According to ESG Today, Calgary-based Carbon Upcycling, a 2014-founded company, develops decarbonization solutions aimed at reducing emissions from hard-to-abate sectors. By using an all-electric system, company engineers are able to mineralize CO2 emissions and combine them with industrial byproducts from heavy-production plants that work with coal and steel, for example.

This way, the company is able to create sustainable construction materials with improved performance, such as concrete and cement.

Holcim is one of the big companies in the building sector that pledged to reduce its cement manufacturing emissions by 22% per ton of product by 2030. Company officials claim that its new targets are validated by the Science Based Targets initiative and they are also aligned with the world's 1.5 degree Celsius goals.

Also, a team of researchers at Royal Melbourne Institute of Technology (RMIT) tried to use personal protection equipment (PPE) in reinforcing concrete.

The building material can be used in many ways, but it's not very strong, which is why it needs to be reinforced, which can be done using single-use plastic protection equipment.

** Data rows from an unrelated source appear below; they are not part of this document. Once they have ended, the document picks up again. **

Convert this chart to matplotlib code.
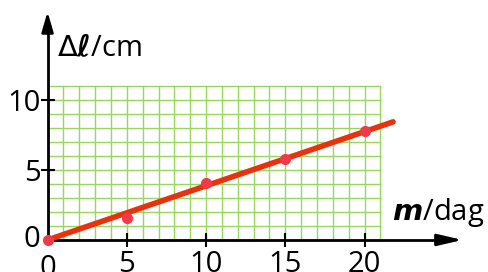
import numpy as np
import matplotlib.pyplot as plt

# measured data: mass (dag) vs extension (cm)
m = [0, 5, 10, 15, 20]
dl = [0, 1.6, 4.05, 5.75, 7.75]
fit_x = [0, 21.8]
slope = 0.387
xticks = [0, 5, 10, 15, 20]
yticks = [0, 5, 10]

plt.rcParams['font.family'] = ['Open Sans', 'DejaVu Sans']

fig = plt.figure(figsize=(4.89, 2.72), dpi=100)
ax = fig.add_axes([0, 0, 1, 1])
ax.set_xlim(-3.0, 27.85)
ax.set_ylim(-2.29, 17.14)

# graph paper
green = '#9ad65e'
for gx in range(0, 22):
    ax.plot([gx, gx], [0, 11], color=green, lw=1.0, zorder=1)
for gy in range(0, 12):
    ax.plot([0, 21], [gy, gy], color=green, lw=1.0, zorder=1)

# axes with arrows
for s in ['top', 'right']:
    ax.spines[s].set_visible(False)
ax.spines['left'].set_position(('data', 0))
ax.spines['bottom'].set_position(('data', 0))
ax.spines['left'].set_bounds(0, 15.5)
ax.spines['bottom'].set_bounds(0, 25)
ax.spines['left'].set_linewidth(2)
ax.spines['bottom'].set_linewidth(2)
ax.annotate('', xy=(26.35, 0), xytext=(24.5, 0),
            arrowprops=dict(arrowstyle='-|>,head_length=1.5,head_width=0.35',
                            color='black', lw=2), zorder=5)
ax.annotate('', xy=(0, 16.5), xytext=(0, 14.8),
            arrowprops=dict(arrowstyle='-|>,head_length=1.2,head_width=0.35',
                            color='black', lw=2), zorder=5)

ax.set_xticks(xticks[1:])
ax.set_xticklabels([str(t) for t in xticks[1:]])
ax.set_yticks(yticks[1:])
ax.set_yticklabels([str(t) for t in yticks[1:]])
ax.tick_params(direction='inout', length=10, width=1.5, labelsize=21, pad=0)
ax.tick_params(axis='x', pad=2)
ax.text(0, -1.0, '0', fontsize=21, ha='center', va='top')
ax.text(-0.45, 0, '0', fontsize=21, ha='right', va='center')

# fit line and points
fx = np.array(fit_x)
ax.plot(fx, slope * fx, color='#e8320e', lw=4, solid_capstyle='round', zorder=3)
ax.plot(m, dl, 'o', color='#f03a4a', ms=7, zorder=4)

ax.text(0.6, 13.1, r'$\Delta\boldsymbol{\ell}$/cm', fontsize=21, ha='left', va='baseline')
ax.text(21.7, 1.45, r'$\boldsymbol{m}$/dag', fontsize=21, ha='left', va='baseline')

fig.savefig('out.png', dpi=100)
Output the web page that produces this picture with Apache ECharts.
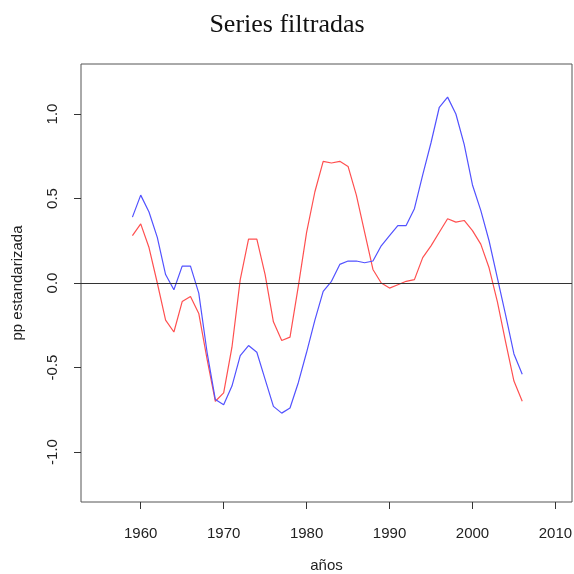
<!DOCTYPE html>
<html>
<head>
<meta charset="utf-8">
<script src="https://cdn.jsdelivr.net/npm/echarts@6/dist/echarts.min.js"></script>
<style>
  html, body { margin: 0; padding: 0; background: #fff; }
  #chart { width: 574px; height: 574px; }
</style>
</head>
<body>
<div id="chart"></div>
<script>
// Years of the filtered series
const years = [1959, 1960, 1961, 1962, 1963, 1964, 1965, 1966, 1967, 1968,
  1969, 1970, 1971, 1972, 1973, 1974, 1975, 1976, 1977, 1978,
  1979, 1980, 1981, 1982, 1983, 1984, 1985, 1986, 1987, 1988,
  1989, 1990, 1991, 1992, 1993, 1994, 1995, 1996, 1997, 1998,
  1999, 2000, 2001, 2002, 2003, 2004, 2005, 2006];

// Blue filtered series (standardised)
const serieAzul = [0.39, 0.52, 0.42, 0.27, 0.05, -0.04, 0.10, 0.10, -0.06, -0.41,
  -0.69, -0.72, -0.61, -0.43, -0.37, -0.41, -0.57, -0.73, -0.77, -0.74,
  -0.59, -0.41, -0.22, -0.05, 0.01, 0.11, 0.13, 0.13, 0.12, 0.13,
  0.22, 0.28, 0.34, 0.34, 0.44, 0.64, 0.83, 1.04, 1.10, 1.00,
  0.82, 0.58, 0.43, 0.25, 0.03, -0.19, -0.42, -0.54];

// Red filtered series (standardised)
const serieRoja = [0.28, 0.35, 0.21, 0.00, -0.22, -0.29, -0.11, -0.08, -0.18, -0.45,
  -0.70, -0.65, -0.38, 0.02, 0.26, 0.26, 0.05, -0.23, -0.34, -0.32,
  -0.02, 0.30, 0.54, 0.72, 0.71, 0.72, 0.69, 0.52, 0.30, 0.08,
  0.00, -0.03, -0.01, 0.01, 0.02, 0.15, 0.22, 0.30, 0.38, 0.36,
  0.37, 0.31, 0.23, 0.09, -0.11, -0.35, -0.58, -0.70];

// Axis ticks
const xTicks = [1960, 1970, 1980, 1990, 2000, 2010];
const yTicks = [-1.0, -0.5, 0.0, 0.5, 1.0];

const pairs = (xs, ys) => xs.map((x, i) => [x, ys[i]]);

const textColor = '#222';
const fontFamily = '"Liberation Sans", Arial, Helvetica, sans-serif';
const fontSize = 15;

const chart = echarts.init(document.getElementById('chart'), null, { renderer: 'canvas' });

chart.setOption({
  animation: false,
  backgroundColor: '#ffffff',
  title: {
    text: 'Series filtradas',
    left: 'center',
    top: 7,
    textStyle: {
      fontFamily: '"Liberation Serif", "Times New Roman", serif',
      fontWeight: 'normal',
      fontSize: 26,
      color: '#111'
    }
  },
  grid: {
    left: 81,
    top: 64,
    width: 491,
    height: 438,
    containLabel: false,
    outerBoundsMode: 'none',
    show: true,
    borderColor: '#555',
    borderWidth: 1,
    backgroundColor: 'transparent'
  },
  xAxis: {
    type: 'value',
    min: 1952.8,
    max: 2012.0,
    name: 'años',
    nameLocation: 'middle',
    nameGap: 56,
    nameTextStyle: { color: textColor, fontFamily, fontSize },
    axisLine: { show: false, onZero: false },
    splitLine: { show: false },
    axisTick: {
      show: true,
      inside: false,
      length: 7,
      customValues: xTicks,
      lineStyle: { color: '#333', width: 1 }
    },
    axisLabel: {
      show: true,
      margin: 24,
      customValues: xTicks,
      color: textColor,
      fontFamily,
      fontSize,
      formatter: v => String(v)
    }
  },
  yAxis: {
    type: 'value',
    min: -1.296,
    max: 1.296,
    name: 'pp estandarizada',
    nameLocation: 'middle',
    nameGap: 56,
    nameRotate: 90,
    nameTextStyle: { color: textColor, fontFamily, fontSize },
    axisLine: { show: false, onZero: false },
    splitLine: { show: false },
    axisTick: {
      show: true,
      inside: false,
      length: 7,
      customValues: yTicks,
      lineStyle: { color: '#333', width: 1 }
    },
    axisLabel: {
      show: true,
      rotate: 90,
      margin: 21,
      customValues: yTicks,
      color: textColor,
      fontFamily,
      fontSize,
      formatter: v => v.toFixed(1)
    }
  },
  series: [
    {
      name: 'azul',
      type: 'line',
      data: pairs(years, serieAzul),
      showSymbol: false,
      symbol: 'none',
      lineStyle: { color: '#5252ff', width: 1.2 },
      z: 3,
      markLine: {
        silent: true,
        symbol: 'none',
        label: { show: false },
        lineStyle: { color: '#333', width: 1.2, type: 'solid' },
        data: [{ yAxis: 0 }]
      }
    },
    {
      name: 'roja',
      type: 'line',
      data: pairs(years, serieRoja),
      showSymbol: false,
      symbol: 'none',
      lineStyle: { color: '#ff5050', width: 1.2 },
      z: 2
    }
  ]
});
</script>
</body>
</html>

According to them, face masks were able to increase the compressive strength of concrete by as much as 17%, rubber gloves by 22% and gowns by 15%, while at the same time improving bending stress resistance by up to 21% and the elasticity by 12%.

Back to Carbon Upcycling, Apoorv Sinha, the company's Founder and CEO, said that "over the next year, our mission is to demonstrate our technology’s versatility, scalability, and operational elegance. Proving significant, cost-effective decarbonization potential in the cement industry is possible without a green premium."

Building materials companies CRH and CEMEX selected Carbon Upcycling as a partner to deploy sustainable construction materials alternatives, which will be implemented first in Canada and the UK, as well as to integrate carbon capture and its utilization at cement plants.